While 2017 will see a number of different political risks coming to the fore, what is clear is that uncertainty about both Britain’s new relationship with Europe and the future policies of the Trump administration are perceived to pose the biggest risk to Eurozone businesses (27% and 28% of respondents respectively).
What does the chart show?
The chart below from the Economic Research Council reflects research undertaken between 10th January and 13th February, in which 600 Eurozone-based firms were polled on their attitudes to 2017 political risks. 74% of companies polled had UK investments and the companies were all based in either Germany, France, Italy or Spain. The respondents (from 150 firms per country listed) all had decision-making responsibility or understanding of their companies’ investment strategy. The data shows the percentage of respondents against the right hand axis citing the political risks detailed.

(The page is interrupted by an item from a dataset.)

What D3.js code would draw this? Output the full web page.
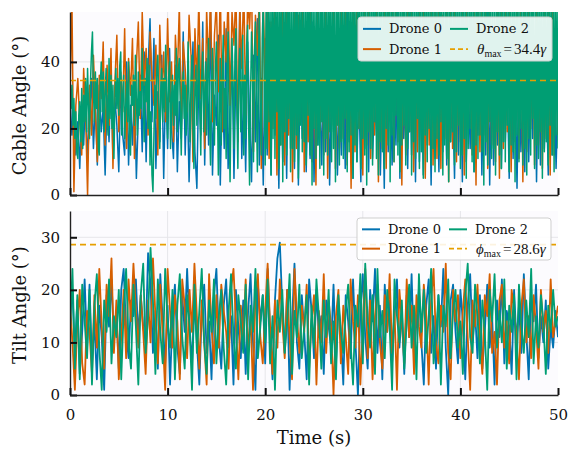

The report authors noted that firms were likely to rate risks in their own countries more highly than abroad.
Why is the chart interesting?
Ahead of the triggering of Article 50 on 29th March, the poll results suggest that businesses are exercising caution where UK domestic exposure is concerned. Only 14% of those surveyed cited France’s election as a significant concern, despite staunch Eurosceptic Marine le Pen’s vows to renegotiate the country’s relationship with the EU. Whether this fearfulness about Brexit among Eurozone businesses will have any substantive effect is unclear, as 54% of respondents stated that Brexit was unlikely to affect their investment strategy.